Out of the board, we have several bullets. Stony Silence is for Affinity and Tron. Leyline of Sanctity is for Burn, and some number of copies come in against decks with an excess of targeting effects (discard, Liliana of the Veil) or specific combo decks that are weak to it ( Ad Nauseam). Rule of Law and Rest in Peace are for Storm, Eggs, and Living End. Runed Halo is our most versatile sideboard card. It acts as a removal spell against creature decks (often naming Tarmogoyf), a Counterspell against burn decks (naming whatever they have in hand after you played a discard spell), and a specific answer to Etched Champion against Affinity. It's also worth noting that the artwork on Runed Halo appears to be a Kithkin taking a cleavage selfie.
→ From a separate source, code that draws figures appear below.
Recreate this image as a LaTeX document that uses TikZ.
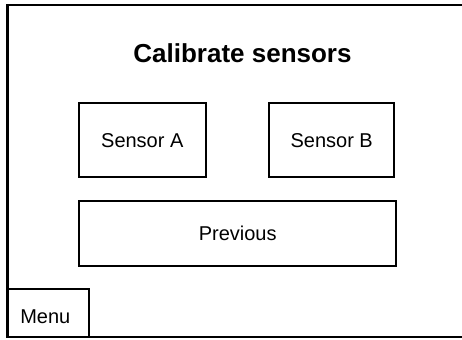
\documentclass[tikz,border=0pt]{standalone}
\usepackage{fontspec}
\setmainfont{Liberation Sans}
\begin{document}
\begin{tikzpicture}[x=0.75pt,y=-0.75pt,
  frame/.style={draw=black,line width=2pt},
  box/.style={draw=black,line width=1.6pt,rectangle,inner sep=0pt},
  lbl/.style={font=\fontsize{15}{18}\selectfont,inner sep=0pt}]
\useasboundingbox (0,0) rectangle (462,340);
\draw[frame] (7.5,5) rectangle (475,337);
\node[lbl,font=\fontsize{19.5}{23}\bfseries\selectfont] (title) at (242.5,53) {Calibrate sensors};
\node[box,minimum width=126.7pt*0.75/0.75*0.75,minimum height=73.7*0.75pt] (sa) at (142.3,140.2) {};
\node[lbl] at (sa.center) {Sensor A};
\node[box,minimum width=125.3*0.75pt,minimum height=73.7*0.75pt] (sb) at (331.7,140.2) {};
\node[lbl] at (sb.center) {Sensor B};
\node[box,minimum width=317.3*0.75pt,minimum height=65*0.75pt] (prev) at (237.7,233.8) {};
\node[lbl] at (prev.center) {Previous};
\draw[box] (7.5,289) rectangle (89,337);
\node[lbl,anchor=west] (menu) at (20,317) {Menu};
\end{tikzpicture}
\end{document}
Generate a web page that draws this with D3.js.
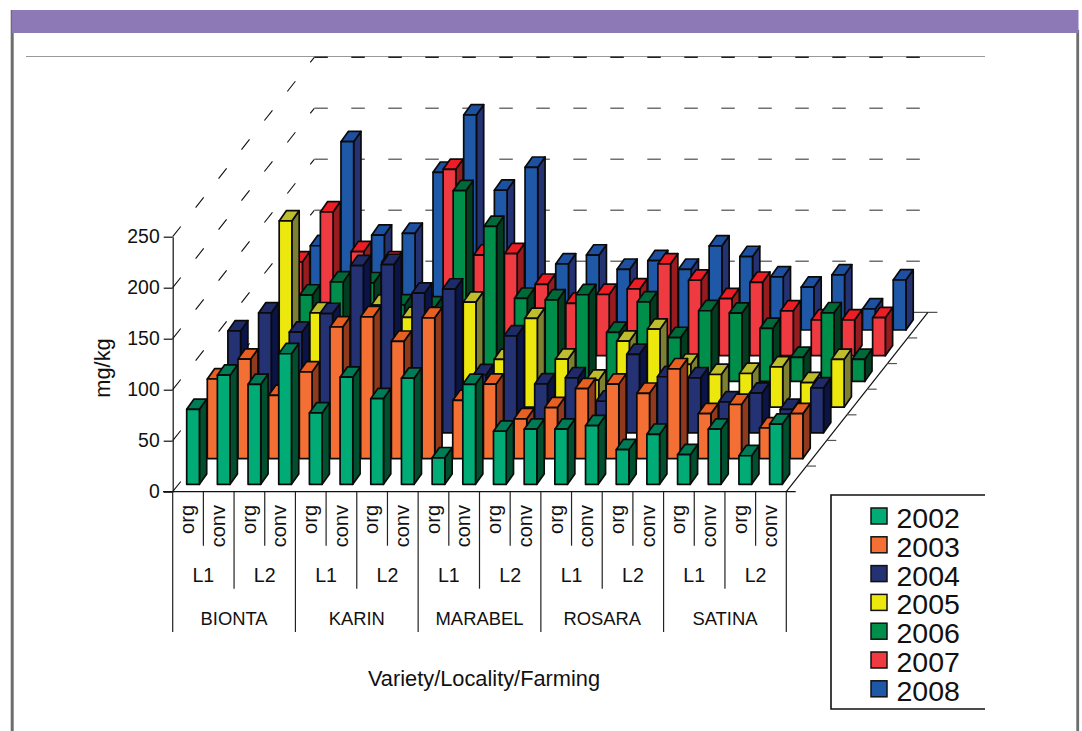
<!DOCTYPE html>
<html>
<head>
<meta charset="utf-8">
<script src="https://cdn.jsdelivr.net/npm/d3@7"></script>
<style>
html, body { margin: 0; padding: 0; background: #fff; }
svg { display: block; }
text { font-family: "Liberation Sans", Arial, sans-serif; fill: #111; }
</style>
</head>
<body>
<div id="chart"></div>
<script>
'use strict';

const varieties = ['BIONTA', 'KARIN', 'MARABEL', 'ROSARA', 'SATINA'];
const localities = ['L1', 'L2'];
const farming = ['org', 'conv'];
const years = [2002, 2003, 2004, 2005, 2006, 2007, 2008];
const valueTicks = [0, 50, 100, 150, 200, 250];

const v2002 = [73.5, 107, 98, 128, 70, 105, 84, 104, 26, 98, 52, 54, 54, 57.5, 34, 49, 29, 54, 28, 59];
const v2003 = [78, 97.5, 62, 85, 129, 139, 115, 138, 57, 73, 39, 50, 68.6, 73, 64, 88, 44, 53, 30, 44];
const v2004 = [100, 117.6, 98.7, 117, 164, 165, 137, 141, 57, 95, 48, 54, 31, 77, 55, 54, 30.4, 39, 23, 44];
const v2005 = [40, 182.6, 92.5, 60, 100, 88, 70, 103, 46.8, 87, 47, 26.5, 64.7, 76.5, 42, 32, 33, 39.5, 24, 46.8];
const v2006 = [55, 84.7, 97.5, 96.7, 75, 73, 187, 152, 81.5, 80, 85, 48, 78, 43, 69.3, 67, 52, 23.6, 67.3, 21.6];
const v2007 = [92, 141, 102, 92, 50, 182.7, 98.7, 100, 70, 51.4, 60, 65.4, 90, 74, 56, 72, 44, 35, 35, 37.3];
const v2008 = [82.6, 184.6, 93, 94.8, 154.6, 210.8, 137, 159.5, 64.7, 73.5, 59.5, 68, 59.5, 82.4, 72, 52, 42, 54, 20.6, 49];
const series = [v2002, v2003, v2004, v2005, v2006, v2007, v2008];

// front, top, side
const colors = [
	['#00ab76', '#007b55', '#00502f'],
	['#f36f33', '#e85f22', '#8f3a1c'],
	['#243172', '#1f2b66', '#0b1446'],
	['#ece80e', '#bdbd2e', '#7d8030'],
	['#008f4a', '#00693a', '#033d20'],
	['#ef3a42', '#ee1c25', '#961c20'],
	['#1f58a6', '#1e50a2', '#243272']
];

const width = 1082, height = 731;
const x0 = 172.7, x1 = 786.3, yBase = 491.7;
const floorDx = 141.6, floorDy = 179.4;
const barW = 12.7, barDx = 7.3, barDy = 10.3;

const svg = d3.select('#chart').append('svg').attr('width', width).attr('height', height);

// page frame
svg.append('rect').attr('x', 10.7).attr('y', 10).attr('width', 3).attr('height', height - 10).attr('fill', '#6a6e6c');
svg.append('rect').attr('x', 1076.3).attr('y', 30).attr('width', 2.8).attr('height', height - 30).attr('fill', '#6a6e6c');
svg.append('rect').attr('x', 12).attr('y', 10).attr('width', 1066.5).attr('height', 23).attr('fill', '#8c79b5');
svg.append('line').attr('x1', 26).attr('x2', 985).attr('y1', 56.5).attr('y2', 56.5).attr('stroke', '#999').attr('stroke-width', 1);

const cats = d3.range(20);
const x = d3.scaleBand().domain(cats).range([x0, x1]);
const y = d3.scaleLinear().domain([0, 250]).range([yBase, 236.7]);
const depthX = d3.scaleLinear().domain([0, 7]).range([0, floorDx]);
const depthY = d3.scaleLinear().domain([0, 7]).range([0, floorDy]);

// walls
const grid = svg.append('g');
valueTicks.forEach(function(t, i) {
	grid.append('line')
		.attr('x1', x0).attr('y1', y(t))
		.attr('x2', x0 + floorDx).attr('y2', y(t) - floorDy)
		.attr('stroke', '#111').attr('stroke-width', 1.1)
		.attr('stroke-dasharray', '13 24');
	if (i > 0) {
		grid.append('line')
			.attr('x1', x0 + floorDx).attr('y1', y(t) - floorDy)
			.attr('x2', x1 + floorDx).attr('y2', y(t) - floorDy)
			.attr('stroke', i === 5 ? '#222' : '#707070').attr('stroke-width', 1.5)
			.attr('stroke-dasharray', '13.5 23.5');
	}
});

// floor
const floor = svg.append('g').attr('stroke', '#111').attr('stroke-width', 1.2);
floor.append('line').attr('x1', x0 + floorDx).attr('y1', yBase - floorDy).attr('x2', x1 + floorDx + 9.5).attr('y2', yBase - floorDy).attr('stroke', '#555');
floor.append('line').attr('x1', x1).attr('y1', yBase).attr('x2', x1 + floorDx).attr('y2', yBase - floorDy);
d3.range(1, 7).forEach(function(r) {
	floor.append('line')
		.attr('x1', x1 + depthX(r)).attr('y1', yBase - depthY(r))
		.attr('x2', x1 + depthX(r) + 9.5).attr('y2', yBase - depthY(r))
		.attr('stroke', '#555');
});

// value axis
const axis = d3.axisLeft(y).tickValues(valueTicks).tickSize(9).tickPadding(4).tickSizeOuter(0);
const ag = svg.append('g').attr('transform', 'translate(' + x0 + ',0)').call(axis);
ag.selectAll('path,line').attr('stroke', '#111').attr('stroke-width', 1.2);
ag.selectAll('text').attr('font-size', 19.4).attr('fill', '#111').style('font-family', '"Liberation Sans", Arial, sans-serif');

// bars, back row first
const barStart = 14;
const rowX = d3.scaleLinear().domain([0, 6]).range([0, 123.6]);
const rowBase = d3.scaleLinear().domain([0, 6]).range([484.3, 330]);
const barH = d3.scaleLinear().domain([0, 250]).range([0, yBase - 236.7]);
const bars = svg.append('g').attr('stroke', '#0a0a0a').attr('stroke-width', 1.7).attr('stroke-linejoin', 'round');
d3.range(6, -1, -1).forEach(function(r) {
	series[r].forEach(function(v, c) {
		const bx = x(c) + barStart + rowX(r);
		const by = rowBase(r);
		const top = by - barH(v);
		const g = bars.append('g');
		g.append('path')
			.attr('fill', colors[r][2])
			.attr('d', d3.line()([[bx + barW, top], [bx + barW + barDx, top - barDy], [bx + barW + barDx, by - barDy], [bx + barW, by]]) + 'Z');
		g.append('path')
			.attr('fill', colors[r][1])
			.attr('d', d3.line()([[bx, top], [bx + barDx, top - barDy], [bx + barW + barDx, top - barDy], [bx + barW, top]]) + 'Z');
		g.append('rect')
			.attr('x', bx).attr('y', top)
			.attr('width', barW).attr('height', barH(v))
			.attr('fill', colors[r][0]);
	});
});

// category axis
const cg = svg.append('g');
const sepColor = '#222';
cg.append('line').attr('x1', 163).attr('x2', 795.7).attr('y1', yBase).attr('y2', yBase).attr('stroke', '#111').attr('stroke-width', 1.2);
d3.range(21).forEach(function(i) {
	let end = 545.7;
	if (i % 4 === 0) end = 632;
	else if (i % 2 === 0) end = 588.7;
	const xx = i < 20 ? x(i) : x1;
	cg.append('line').attr('x1', xx).attr('x2', xx).attr('y1', yBase).attr('y2', end).attr('stroke', sepColor).attr('stroke-width', 1.2);
});
cats.forEach(function(c) {
	cg.append('text')
		.attr('transform', 'translate(' + (x(c) + x.bandwidth() / 2 + 6.3) + ',505) rotate(-90)')
		.attr('text-anchor', 'end')
		.attr('font-size', 20)
		.text(farming[c % 2]);
});
d3.range(10).forEach(function(i) {
	cg.append('text')
		.attr('x', x(i * 2) + x.bandwidth())
		.attr('y', 581.7)
		.attr('text-anchor', 'middle')
		.attr('font-size', 19.6)
		.text(localities[i % 2]);
});
varieties.forEach(function(name, i) {
	cg.append('text')
		.attr('x', x(i * 4) + 2 * x.bandwidth())
		.attr('y', 625)
		.attr('text-anchor', 'middle')
		.attr('font-size', 18.4)
		.text(name);
});

svg.append('text').attr('x', 484).attr('y', 686).attr('text-anchor', 'middle').attr('font-size', 21.8).text('Variety/Locality/Farming');
svg.append('text').attr('transform', 'translate(110,368) rotate(-90)').attr('text-anchor', 'middle').attr('font-size', 21.8).text('mg/kg');

// legend, open on the right
svg.append('path')
	.attr('d', 'M985,495H831V709H985')
	.attr('fill', '#fff').attr('stroke', '#111').attr('stroke-width', 1.6);
years.forEach(function(yr, i) {
	svg.append('rect')
		.attr('x', 871).attr('y', 508 + i * 28.8)
		.attr('width', 16).attr('height', 16)
		.attr('fill', colors[i][0]).attr('stroke', '#111').attr('stroke-width', 1.5);
	svg.append('text')
		.attr('x', 896.5).attr('y', 528 + i * 28.8)
		.attr('font-size', 28.5)
		.text(yr);
});
</script>
</body>
</html>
If you want to run Tokens, I would recommend the above list. It has game against all of the top decks. You are a little less powerful than they are, but you also fly much further under the radar. An experienced later round opponent will know how to play against you if you're playing one of the top four decks, but you'll likely be able to keep them guessing if you're on Tokens. I've been experimenting with various alternate builds, including a more aggressive version with Brimaz, King of Oreskos, Dark Confidant, and Tidehollow Sculler. Early results are promising, but I'm not yet ready to recommend it over the more traditional build suggested above.


Any of these six decks are legitimate choices and they each are fully capable of winning a PTQ. Pick whichever weapon you feel suits you best, based on the way I described each of the decks.

There are several other decks that are reasonable choices such as Storm, various other forms of Twin, Scapeshift, Living End, and a few others. I recommend sticking to one of the six listed decks because they will be good from beginning of the season to the end and even if you are playing an "outdated list" it will only be by a few cards and you'll still be fully capable of winning the tournament. Many of the other decks in Modern are very metagame dependent and may be a great choice one week and a terrible choice the next.

The TL;DR of this article is to pick one of the top decks (preferably one of the first four mentioned in this article), learn it inside and out, stick with it throughout the entire season, and then buy me a tropical smoothie at the Pro Tour in Honolulu.